» INPUT DATA
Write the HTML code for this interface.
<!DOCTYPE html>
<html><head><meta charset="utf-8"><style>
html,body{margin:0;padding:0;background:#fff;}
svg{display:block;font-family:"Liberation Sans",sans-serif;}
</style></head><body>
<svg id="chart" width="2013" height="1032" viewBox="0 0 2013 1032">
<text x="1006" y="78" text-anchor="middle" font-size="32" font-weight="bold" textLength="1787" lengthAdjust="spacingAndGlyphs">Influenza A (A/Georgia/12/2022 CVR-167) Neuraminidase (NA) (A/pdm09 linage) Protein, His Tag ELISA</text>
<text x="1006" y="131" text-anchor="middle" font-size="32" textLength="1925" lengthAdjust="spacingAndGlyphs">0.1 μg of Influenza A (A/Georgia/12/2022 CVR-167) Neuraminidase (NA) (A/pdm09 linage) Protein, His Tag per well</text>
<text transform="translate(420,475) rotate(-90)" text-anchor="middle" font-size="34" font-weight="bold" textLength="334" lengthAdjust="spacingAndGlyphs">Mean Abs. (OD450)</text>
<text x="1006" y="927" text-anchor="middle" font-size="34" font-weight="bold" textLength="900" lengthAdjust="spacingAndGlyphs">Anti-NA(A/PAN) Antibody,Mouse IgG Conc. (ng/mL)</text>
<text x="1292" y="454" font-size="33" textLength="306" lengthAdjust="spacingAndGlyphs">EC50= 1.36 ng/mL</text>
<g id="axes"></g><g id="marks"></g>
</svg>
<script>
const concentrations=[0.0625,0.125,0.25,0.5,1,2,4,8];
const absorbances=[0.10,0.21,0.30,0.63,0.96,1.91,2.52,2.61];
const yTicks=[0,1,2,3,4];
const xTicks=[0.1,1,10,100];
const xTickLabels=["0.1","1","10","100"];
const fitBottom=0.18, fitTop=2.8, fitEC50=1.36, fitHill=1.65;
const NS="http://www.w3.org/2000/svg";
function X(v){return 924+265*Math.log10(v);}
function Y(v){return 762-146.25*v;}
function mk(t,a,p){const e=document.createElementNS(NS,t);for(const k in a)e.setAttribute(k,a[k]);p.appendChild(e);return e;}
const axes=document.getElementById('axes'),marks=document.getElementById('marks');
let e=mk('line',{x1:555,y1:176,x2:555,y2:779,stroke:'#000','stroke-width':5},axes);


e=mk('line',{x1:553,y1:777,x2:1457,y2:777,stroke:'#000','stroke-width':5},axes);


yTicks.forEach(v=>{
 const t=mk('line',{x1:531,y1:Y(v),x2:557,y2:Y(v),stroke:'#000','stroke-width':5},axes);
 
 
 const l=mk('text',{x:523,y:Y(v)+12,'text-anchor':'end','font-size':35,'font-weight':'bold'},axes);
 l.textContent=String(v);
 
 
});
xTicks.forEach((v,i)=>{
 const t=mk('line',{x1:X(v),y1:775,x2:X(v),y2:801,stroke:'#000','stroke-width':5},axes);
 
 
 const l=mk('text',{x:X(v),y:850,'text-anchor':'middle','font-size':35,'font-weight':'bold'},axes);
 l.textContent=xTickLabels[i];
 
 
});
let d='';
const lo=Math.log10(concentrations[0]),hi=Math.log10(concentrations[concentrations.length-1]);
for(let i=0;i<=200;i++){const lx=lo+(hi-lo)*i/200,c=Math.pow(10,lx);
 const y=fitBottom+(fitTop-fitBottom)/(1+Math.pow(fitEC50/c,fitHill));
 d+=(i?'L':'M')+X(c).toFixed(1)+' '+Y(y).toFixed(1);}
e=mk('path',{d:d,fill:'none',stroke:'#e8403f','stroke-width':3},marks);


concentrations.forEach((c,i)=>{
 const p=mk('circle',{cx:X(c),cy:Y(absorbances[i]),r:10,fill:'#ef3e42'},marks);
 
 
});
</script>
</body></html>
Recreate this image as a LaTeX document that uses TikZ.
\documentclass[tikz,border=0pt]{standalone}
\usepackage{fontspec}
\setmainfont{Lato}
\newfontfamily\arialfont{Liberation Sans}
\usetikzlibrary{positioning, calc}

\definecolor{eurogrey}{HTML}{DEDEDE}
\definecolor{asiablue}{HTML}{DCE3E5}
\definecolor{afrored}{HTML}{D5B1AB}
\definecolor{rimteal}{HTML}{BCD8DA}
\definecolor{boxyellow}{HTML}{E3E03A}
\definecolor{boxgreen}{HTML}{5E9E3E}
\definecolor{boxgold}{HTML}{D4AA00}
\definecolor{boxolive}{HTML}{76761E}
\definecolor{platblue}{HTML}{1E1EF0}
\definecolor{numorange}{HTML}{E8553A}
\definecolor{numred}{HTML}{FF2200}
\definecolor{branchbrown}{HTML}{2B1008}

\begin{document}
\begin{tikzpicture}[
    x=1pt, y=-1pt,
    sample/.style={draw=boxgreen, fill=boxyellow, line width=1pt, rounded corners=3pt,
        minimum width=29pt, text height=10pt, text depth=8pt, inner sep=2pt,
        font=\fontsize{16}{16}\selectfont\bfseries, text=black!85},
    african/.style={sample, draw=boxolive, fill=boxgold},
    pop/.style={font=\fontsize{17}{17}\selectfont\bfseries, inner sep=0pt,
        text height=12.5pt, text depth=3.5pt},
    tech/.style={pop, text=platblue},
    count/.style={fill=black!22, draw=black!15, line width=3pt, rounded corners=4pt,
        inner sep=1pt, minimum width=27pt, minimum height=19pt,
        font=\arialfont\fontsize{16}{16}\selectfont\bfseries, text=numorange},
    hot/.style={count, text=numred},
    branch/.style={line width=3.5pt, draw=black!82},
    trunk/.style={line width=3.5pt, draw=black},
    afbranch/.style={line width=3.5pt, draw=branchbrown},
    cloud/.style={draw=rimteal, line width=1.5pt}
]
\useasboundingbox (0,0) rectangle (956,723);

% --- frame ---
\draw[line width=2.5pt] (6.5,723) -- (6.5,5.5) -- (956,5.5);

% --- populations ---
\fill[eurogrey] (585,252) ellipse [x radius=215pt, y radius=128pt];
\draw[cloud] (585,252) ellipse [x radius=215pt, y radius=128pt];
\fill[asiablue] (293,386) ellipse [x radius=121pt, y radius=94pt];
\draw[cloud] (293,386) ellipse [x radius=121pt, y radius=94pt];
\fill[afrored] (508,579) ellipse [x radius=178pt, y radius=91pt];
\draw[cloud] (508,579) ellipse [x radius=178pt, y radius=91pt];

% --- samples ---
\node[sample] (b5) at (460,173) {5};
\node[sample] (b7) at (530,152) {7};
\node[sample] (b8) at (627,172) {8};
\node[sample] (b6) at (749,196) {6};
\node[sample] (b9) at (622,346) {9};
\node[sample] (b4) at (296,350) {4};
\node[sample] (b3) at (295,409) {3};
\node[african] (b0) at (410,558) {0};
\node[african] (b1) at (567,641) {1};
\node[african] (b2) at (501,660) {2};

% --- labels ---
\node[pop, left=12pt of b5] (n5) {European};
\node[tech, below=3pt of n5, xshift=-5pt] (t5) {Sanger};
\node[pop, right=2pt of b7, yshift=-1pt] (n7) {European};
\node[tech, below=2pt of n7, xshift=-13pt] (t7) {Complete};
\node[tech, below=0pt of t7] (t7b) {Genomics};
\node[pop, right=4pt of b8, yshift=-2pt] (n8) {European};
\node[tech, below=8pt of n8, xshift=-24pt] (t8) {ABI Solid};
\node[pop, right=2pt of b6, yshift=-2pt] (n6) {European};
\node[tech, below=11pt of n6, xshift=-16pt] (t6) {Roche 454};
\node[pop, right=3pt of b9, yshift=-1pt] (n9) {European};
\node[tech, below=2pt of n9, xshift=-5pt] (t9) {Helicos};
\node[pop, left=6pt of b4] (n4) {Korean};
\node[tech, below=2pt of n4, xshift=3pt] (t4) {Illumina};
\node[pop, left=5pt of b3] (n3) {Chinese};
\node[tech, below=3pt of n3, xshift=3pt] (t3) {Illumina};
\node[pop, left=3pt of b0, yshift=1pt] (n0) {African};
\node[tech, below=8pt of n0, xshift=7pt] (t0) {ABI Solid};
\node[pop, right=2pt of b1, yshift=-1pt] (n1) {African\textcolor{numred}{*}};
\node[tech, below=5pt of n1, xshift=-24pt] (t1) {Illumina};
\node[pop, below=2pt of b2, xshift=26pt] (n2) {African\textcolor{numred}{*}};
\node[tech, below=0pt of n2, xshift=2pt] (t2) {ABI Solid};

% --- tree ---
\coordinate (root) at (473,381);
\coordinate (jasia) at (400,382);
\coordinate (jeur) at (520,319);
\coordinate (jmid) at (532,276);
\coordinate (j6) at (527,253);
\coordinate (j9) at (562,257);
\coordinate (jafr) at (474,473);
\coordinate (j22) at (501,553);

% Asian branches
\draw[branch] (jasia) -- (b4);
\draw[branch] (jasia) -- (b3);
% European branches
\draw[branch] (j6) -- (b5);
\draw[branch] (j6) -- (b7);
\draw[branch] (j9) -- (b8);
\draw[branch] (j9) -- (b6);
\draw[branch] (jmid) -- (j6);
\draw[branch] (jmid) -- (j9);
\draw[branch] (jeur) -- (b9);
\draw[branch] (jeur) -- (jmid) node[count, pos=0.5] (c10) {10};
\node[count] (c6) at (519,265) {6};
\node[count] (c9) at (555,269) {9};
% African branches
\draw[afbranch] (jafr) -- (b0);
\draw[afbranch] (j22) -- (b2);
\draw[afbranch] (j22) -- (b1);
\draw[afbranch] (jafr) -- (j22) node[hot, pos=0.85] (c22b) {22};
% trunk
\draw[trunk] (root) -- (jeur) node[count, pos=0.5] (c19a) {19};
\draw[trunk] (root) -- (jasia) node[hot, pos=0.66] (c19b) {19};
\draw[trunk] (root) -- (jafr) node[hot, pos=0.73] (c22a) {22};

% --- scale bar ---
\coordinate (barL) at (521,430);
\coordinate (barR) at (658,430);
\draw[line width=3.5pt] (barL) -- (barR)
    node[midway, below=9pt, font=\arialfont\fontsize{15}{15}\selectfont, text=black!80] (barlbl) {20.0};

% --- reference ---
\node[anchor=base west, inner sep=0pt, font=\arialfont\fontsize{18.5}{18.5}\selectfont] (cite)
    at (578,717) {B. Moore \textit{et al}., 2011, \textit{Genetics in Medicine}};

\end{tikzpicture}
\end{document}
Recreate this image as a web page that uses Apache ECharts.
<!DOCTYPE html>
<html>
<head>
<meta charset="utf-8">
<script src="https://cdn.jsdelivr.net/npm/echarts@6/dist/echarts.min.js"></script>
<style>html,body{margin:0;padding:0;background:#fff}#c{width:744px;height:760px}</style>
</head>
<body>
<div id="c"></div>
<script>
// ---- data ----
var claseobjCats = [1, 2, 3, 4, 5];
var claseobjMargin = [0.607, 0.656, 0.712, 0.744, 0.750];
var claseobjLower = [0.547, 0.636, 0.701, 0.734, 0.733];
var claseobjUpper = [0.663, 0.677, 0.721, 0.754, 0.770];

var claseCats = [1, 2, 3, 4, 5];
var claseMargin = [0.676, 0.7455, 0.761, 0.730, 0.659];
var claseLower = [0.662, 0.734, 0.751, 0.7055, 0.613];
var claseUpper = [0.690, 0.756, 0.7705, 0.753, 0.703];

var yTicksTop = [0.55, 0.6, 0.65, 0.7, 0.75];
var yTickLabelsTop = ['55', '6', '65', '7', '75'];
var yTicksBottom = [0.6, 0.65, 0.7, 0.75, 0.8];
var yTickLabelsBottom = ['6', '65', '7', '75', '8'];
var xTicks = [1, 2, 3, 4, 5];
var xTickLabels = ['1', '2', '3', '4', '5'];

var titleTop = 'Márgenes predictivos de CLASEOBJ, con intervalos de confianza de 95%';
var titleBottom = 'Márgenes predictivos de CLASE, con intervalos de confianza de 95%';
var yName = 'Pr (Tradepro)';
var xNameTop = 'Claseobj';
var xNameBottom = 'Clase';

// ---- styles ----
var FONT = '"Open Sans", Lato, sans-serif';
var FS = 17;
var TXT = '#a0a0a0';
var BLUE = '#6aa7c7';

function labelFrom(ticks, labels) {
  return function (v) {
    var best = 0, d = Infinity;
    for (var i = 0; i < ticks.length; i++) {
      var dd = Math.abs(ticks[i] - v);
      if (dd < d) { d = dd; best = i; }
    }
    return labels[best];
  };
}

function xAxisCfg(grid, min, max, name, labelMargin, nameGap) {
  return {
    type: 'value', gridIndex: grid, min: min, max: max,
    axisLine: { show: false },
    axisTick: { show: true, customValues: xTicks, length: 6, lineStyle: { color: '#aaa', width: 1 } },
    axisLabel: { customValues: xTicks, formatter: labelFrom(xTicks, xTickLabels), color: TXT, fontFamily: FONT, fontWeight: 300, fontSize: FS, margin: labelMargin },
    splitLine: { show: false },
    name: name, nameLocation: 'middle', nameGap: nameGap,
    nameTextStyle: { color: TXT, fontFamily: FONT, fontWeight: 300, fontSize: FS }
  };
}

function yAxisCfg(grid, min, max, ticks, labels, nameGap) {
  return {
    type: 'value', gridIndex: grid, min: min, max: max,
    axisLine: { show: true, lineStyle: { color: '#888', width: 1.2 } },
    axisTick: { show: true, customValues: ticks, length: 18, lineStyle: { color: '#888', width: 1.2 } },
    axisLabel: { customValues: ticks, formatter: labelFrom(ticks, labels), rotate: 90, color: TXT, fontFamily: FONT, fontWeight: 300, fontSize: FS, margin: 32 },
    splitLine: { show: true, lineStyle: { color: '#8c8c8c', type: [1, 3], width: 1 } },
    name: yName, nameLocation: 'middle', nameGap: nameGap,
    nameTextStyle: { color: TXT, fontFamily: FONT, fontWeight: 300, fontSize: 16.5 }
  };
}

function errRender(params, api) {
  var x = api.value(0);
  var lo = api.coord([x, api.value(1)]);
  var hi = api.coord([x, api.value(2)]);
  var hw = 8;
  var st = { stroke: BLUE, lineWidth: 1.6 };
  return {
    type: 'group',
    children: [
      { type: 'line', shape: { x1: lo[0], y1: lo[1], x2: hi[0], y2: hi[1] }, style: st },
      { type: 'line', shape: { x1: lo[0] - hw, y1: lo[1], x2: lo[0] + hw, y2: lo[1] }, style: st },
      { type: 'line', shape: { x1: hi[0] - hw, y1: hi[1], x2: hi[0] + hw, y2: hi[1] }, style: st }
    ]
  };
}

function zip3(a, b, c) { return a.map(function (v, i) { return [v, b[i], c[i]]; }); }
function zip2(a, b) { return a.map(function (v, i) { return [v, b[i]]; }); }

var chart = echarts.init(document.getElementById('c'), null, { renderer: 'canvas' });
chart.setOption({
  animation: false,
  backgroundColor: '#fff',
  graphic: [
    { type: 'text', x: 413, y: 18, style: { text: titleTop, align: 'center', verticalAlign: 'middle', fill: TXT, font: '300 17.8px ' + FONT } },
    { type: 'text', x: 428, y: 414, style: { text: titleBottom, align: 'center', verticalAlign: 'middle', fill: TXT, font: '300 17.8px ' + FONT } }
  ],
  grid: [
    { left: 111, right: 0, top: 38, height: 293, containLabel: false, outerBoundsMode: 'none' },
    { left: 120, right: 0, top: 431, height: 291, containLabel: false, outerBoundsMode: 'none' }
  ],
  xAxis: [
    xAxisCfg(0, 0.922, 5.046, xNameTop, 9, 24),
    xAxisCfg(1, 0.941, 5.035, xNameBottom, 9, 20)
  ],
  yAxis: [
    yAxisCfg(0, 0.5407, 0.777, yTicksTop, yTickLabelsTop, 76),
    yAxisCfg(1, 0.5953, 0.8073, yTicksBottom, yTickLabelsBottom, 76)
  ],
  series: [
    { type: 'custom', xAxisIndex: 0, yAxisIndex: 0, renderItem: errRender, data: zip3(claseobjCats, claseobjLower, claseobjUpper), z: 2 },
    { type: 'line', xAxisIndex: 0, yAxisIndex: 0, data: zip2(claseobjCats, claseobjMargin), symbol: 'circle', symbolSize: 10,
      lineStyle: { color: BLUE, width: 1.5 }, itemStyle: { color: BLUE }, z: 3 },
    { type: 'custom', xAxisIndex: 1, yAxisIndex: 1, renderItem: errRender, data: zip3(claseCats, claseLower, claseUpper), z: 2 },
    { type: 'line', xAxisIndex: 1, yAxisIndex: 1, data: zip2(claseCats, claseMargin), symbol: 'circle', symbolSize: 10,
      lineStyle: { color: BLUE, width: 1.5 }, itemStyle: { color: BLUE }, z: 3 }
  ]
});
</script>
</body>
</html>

» WRITTEN REQUEST
Copy out exactly the lines from the one with "Recreate this image as a web" through the one with "var claseobjUpper = [0.663, 0.677, 0.721, 0.754, 0.770];", counting both ends, and no other lines.

» ANSWER BELOW
Recreate this image as a web page that uses Apache ECharts.
<!DOCTYPE html>
<html>
<head>
<meta charset="utf-8">
<script src="https://cdn.jsdelivr.net/npm/echarts@6/dist/echarts.min.js"></script>
<style>html,body{margin:0;padding:0;background:#fff}#c{width:744px;height:760px}</style>
</head>
<body>
<div id="c"></div>
<script>
// ---- data ----
var claseobjCats = [1, 2, 3, 4, 5];
var claseobjMargin = [0.607, 0.656, 0.712, 0.744, 0.750];
var claseobjLower = [0.547, 0.636, 0.701, 0.734, 0.733];
var claseobjUpper = [0.663, 0.677, 0.721, 0.754, 0.770];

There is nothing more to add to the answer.